Y es que con más armas, soldados y equipo militar sofisticado no se resuelven los gravísimos problemas de los pobres y la clase media, tan acuciosamente documentados ya por Joseph Stiglitz en su obra El precio de la desigualdad.
Por el contrario, se complican. Así no se construye armonía social (base de la fortaleza de una nación) que podría alcanzarse atenuando las diferencias de ingreso mediante el gasto público, ni se consolida la unidad nacional; antes bien, se ahondan: recuérdese que seis de los ocho hombres más ricos del mundo son norteamericanos.
Confirma también el presupuesto, que EE. UU. depende en creciente medida del gasto militar y la industria armamentista como factor fundamental de crecimiento. Es una economía basada en la muerte, que necesita matar para sostenerse.
Y para hacer funcionar ese macabro mecanismo hace falta inventar guerras, con cualquier motivo, como “defender la democracia”, salvar a uno u otro país de “feroces dictadores”, llevar “los derechos humanos y los valores occidentales a países atrasados”, etc.
Solo así pueden justificarse conflictos por todo el orbe, e incubar grupos terroristas títeres a los cuales luego “combatir”, como Al-Qaeda y el Estado Islámico, al que simulan atacar hoy en Mosul, durante meses de “fieros combates”, y a donde fluyen ríos de dinero, más caudalosos que el mismo Éufrates, destinados a las empresas armamentistas y sustraídos a los contribuyentes.
Para esto inventaron el mito de “las armas de destrucción masiva” de Sadam Hussein, jamás halladas.

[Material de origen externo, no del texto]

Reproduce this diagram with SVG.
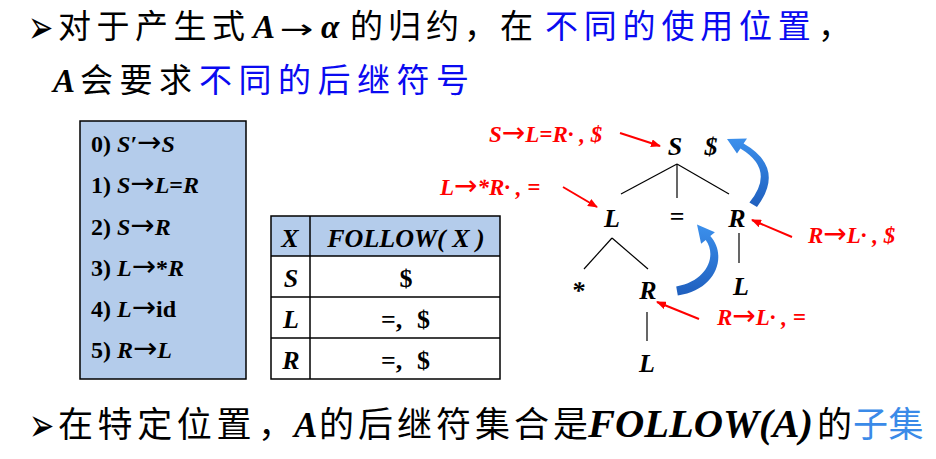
<svg xmlns="http://www.w3.org/2000/svg" width="936" height="459" viewBox="0 0 936 459">
<defs>
<style>
.cjk{font-family:'Noto Sans CJK SC',sans-serif;fill:#000}
.lat{font-family:'Liberation Serif','Times New Roman',serif;font-weight:bold;font-style:italic;fill:#000}
.up{font-style:normal}
.ar{font-family:'DejaVu Sans',sans-serif;font-style:normal;font-weight:normal}
.blue{fill:#0A0AF0}
.lblue{fill:#3A8AE8}
.bul{font-family:'DejaVu Sans',sans-serif;fill:#000}
.gram{font-family:'Liberation Serif','Times New Roman',serif;font-weight:bold;font-size:24px;fill:#000}
.tb{font-family:'Liberation Serif','Times New Roman',serif;font-weight:bold;font-size:26px;fill:#000}
.node{font-family:'Liberation Serif','Times New Roman',serif;font-weight:bold;font-style:italic;font-size:26px;fill:#000;text-anchor:middle}
.red{font-family:'Liberation Serif','Times New Roman',serif;font-weight:bold;font-style:italic;font-size:23px;fill:#FF0000}
.tl{stroke:#000;stroke-width:1.2;fill:none}
.ra{stroke:#FF0000;stroke-width:2;fill:none;marker-end:url(#rh)}
.grid{stroke:#000;stroke-width:1.5;fill:none}
</style>
<marker id="rh" viewBox="0 0 10 8" refX="9" refY="4" markerWidth="10" markerHeight="8" markerUnits="userSpaceOnUse" orient="auto">
<path d="M0,0 L10,4 L0,8 Z" fill="#FF0000"/>
</marker>
<linearGradient id="bg" x1="0" y1="1" x2="0" y2="0">
<stop offset="0" stop-color="#1F5FBE"/>
<stop offset="1" stop-color="#3C90EC"/>
</linearGradient>
</defs>

<g id="title">
<text class="bul" transform="translate(28,43) scale(0.72,1.1)" font-size="42">➢</text>
<text class="cjk" x="58" y="38" font-size="33" letter-spacing="5.5">对于产生式</text>
<text class="lat" x="253" y="38" font-size="33">A</text>
<text class="ar" transform="translate(280,38) scale(1.55,1)" font-size="26">→</text>
<text class="lat" x="321" y="38" font-size="33">α</text>
<text class="cjk" x="350" y="38" font-size="33" letter-spacing="5">的归约，</text>
<text class="cjk" x="500" y="38" font-size="33">在</text>
<text class="cjk blue" x="545" y="38" font-size="33" letter-spacing="5.8">不同的使用位置</text>
<text class="cjk" x="818" y="38" font-size="33">，</text>
<text class="lat" x="53" y="92" font-size="33">A</text>
<text class="cjk" x="80" y="92" font-size="33" letter-spacing="6.5">会要求</text>
<text class="cjk blue" x="199" y="92" font-size="33" letter-spacing="6.5">不同的后继符号</text>
</g>

<g id="grammar">
<rect x="80" y="121" width="166" height="258" fill="#B4CCEB" stroke="#000" stroke-width="1.5"/>
<text class="gram" x="91" y="152">0) <tspan font-style="italic">S′</tspan><tspan class="ar" font-size="29">→</tspan><tspan font-style="italic">S</tspan></text>
<text class="gram" x="91" y="193">1) <tspan font-style="italic">S</tspan><tspan class="ar" font-size="29">→</tspan><tspan font-style="italic">L</tspan>=<tspan font-style="italic">R</tspan></text>
<text class="gram" x="91" y="235">2) <tspan font-style="italic">S</tspan><tspan class="ar" font-size="29">→</tspan><tspan font-style="italic">R</tspan></text>
<text class="gram" x="91" y="276">3) <tspan font-style="italic">L</tspan><tspan class="ar" font-size="29">→</tspan>*<tspan font-style="italic">R</tspan></text>
<text class="gram" x="91" y="317">4) <tspan font-style="italic">L</tspan><tspan class="ar" font-size="29">→</tspan>id</text>
<text class="gram" x="91" y="358">5) <tspan font-style="italic">R</tspan><tspan class="ar" font-size="29">→</tspan><tspan font-style="italic">L</tspan></text>
</g>

<g id="follow-table">
<rect x="271" y="216" width="229" height="40" fill="#B4CCEB"/>
<rect class="grid" x="271" y="216" width="229" height="163"/>
<line class="grid" x1="271" y1="256" x2="500" y2="256"/>
<line class="grid" x1="271" y1="297" x2="500" y2="297"/>
<line class="grid" x1="271" y1="338" x2="500" y2="338"/>
<line class="grid" x1="310" y1="216" x2="310" y2="379"/>
<text class="tb" font-style="italic" x="290" y="247" text-anchor="middle">X</text>
<text class="tb" font-style="italic" x="406" y="247" text-anchor="middle">FOLLOW( X )</text>
<text class="tb" font-style="italic" x="291" y="287" text-anchor="middle">S</text>
<text class="tb" x="406" y="287" text-anchor="middle">$</text>
<text class="tb" font-style="italic" x="291" y="328" text-anchor="middle">L</text>
<text class="tb" x="381" y="328">=,</text>
<text class="tb" x="417" y="328">$</text>
<text class="tb" font-style="italic" x="291" y="369" text-anchor="middle">R</text>
<text class="tb" x="381" y="369">=,</text>
<text class="tb" x="417" y="369">$</text>
</g>

<g id="connectors">
<line class="tl" x1="677" y1="164" x2="621" y2="194"/>
<line class="tl" x1="677" y1="164" x2="677" y2="198"/>
<line class="tl" x1="677" y1="164" x2="729" y2="194"/>
<line class="tl" x1="612" y1="238" x2="584" y2="269"/>
<line class="tl" x1="612" y1="238" x2="648" y2="269"/>
<line class="tl" x1="739" y1="233" x2="739" y2="263"/>
<line class="tl" x1="647" y1="312" x2="647" y2="341"/>
<line class="ra" x1="620" y1="133" x2="660" y2="146"/>
<line class="ra" x1="563" y1="187" x2="597" y2="207"/>
<line class="ra" x1="792" y1="237" x2="752" y2="220"/>
<line class="ra" x1="699" y1="319" x2="657" y2="302"/>
<path d="M757,207 Q786,168 743.6,143.5 L747,138.5 L727,139 L737,153.5 L740.4,148.5 Q776,170 749.4,202.4 Z" fill="url(#bg)"/>
<path d="M677.8,295.4 C716,290 728,256 710.3,236.1 L714.9,232.2 L697,224.5 L701.1,243.8 L705.7,239.9 C717,255 708,281 676.2,286.6 Z" fill="url(#bg)"/>
</g>

<g id="node-S"><text class="node" x="675" y="155">S</text><text class="node up" font-weight="normal" x="711" y="155" font-size="24">$</text></g>
<g id="node-L1"><text class="node" x="612" y="227">L</text></g>
<g id="node-eq"><text class="node up" x="677" y="225">=</text></g>
<g id="node-R1"><text class="node" x="737" y="227">R</text></g>
<g id="node-L3"><text class="node" x="741" y="295">L</text></g>
<g id="node-star"><text class="node up" x="578" y="299">*</text></g>
<g id="node-R2"><text class="node" x="648" y="299">R</text></g>
<g id="node-L2"><text class="node" x="647" y="372">L</text></g>

<g id="labels">
<text class="red" x="489" y="142">S<tspan class="ar" font-size="28">→</tspan>L=R· , $</text>
<text class="red" x="440" y="195">L<tspan class="ar" font-size="28">→</tspan>*R· , =</text>
<text class="red" x="808" y="243">R<tspan class="ar" font-size="28">→</tspan>L· , $</text>
<text class="red" x="717" y="325">R<tspan class="ar" font-size="28">→</tspan>L· , =</text>
</g>

<g id="conclusion">
<text class="bul" transform="translate(29,441) scale(0.72,1.1)" font-size="42">➢</text>
<text y="437" font-size="35"><tspan class="cjk" x="58" letter-spacing="4.6">在特定位置</tspan><tspan class="cjk" x="258">，</tspan><tspan class="lat" x="294">A</tspan><tspan class="cjk" x="319" letter-spacing="4">的后继符集合是</tspan></text>
<text class="lat" x="588" y="437" font-size="40" textLength="225" lengthAdjust="spacingAndGlyphs">FOLLOW(A)</text>
<text class="cjk" x="817" y="437" font-size="35">的</text>
<text class="cjk lblue" x="853" y="437" font-size="35" letter-spacing="0.5">子集</text>
</g>
</svg>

Por eso invariablemente aparece en los medios el presidente de Corea del Norte, divertido, rodeado de torvos mílites, lanzando cohetes como deporte, como si solo a eso se dedicara.
Igual crean el fantasma de los “peligrosos mexicanos” que amenazan la integridad de los estadounidenses, para así justificar el muro, infraestructura de seguridad, armamento y más militares en la frontera.
Para ello arguyen, en fin, que Venezuela, Cuba, o antes Granada, representan una “gravísima amenaza para la seguridad de EE. UU.”. O sea, construyen enemigos imaginarios (o los exageran) para asustar a la población y justificar así un gigantesco gasto militar “para defender al país”, obviamente, con recursos escamoteados al pueblo, al que deberían llegar en forma de gasto social.
Con esa propaganda paranoica consiguen la aprobación de una parte de la población para armarse hasta los dientes, y su anuencia para ir a matar y matarse en otras tierras, sacrificándose en aras de la industria militar y del capitalismo norteamericano en general.
En fin, el mundo corre hoy más peligro en la medida que el imperio, económicamente extenuado, halla en el armamento y en sangrientas guerras una forma de prolongar su existencia.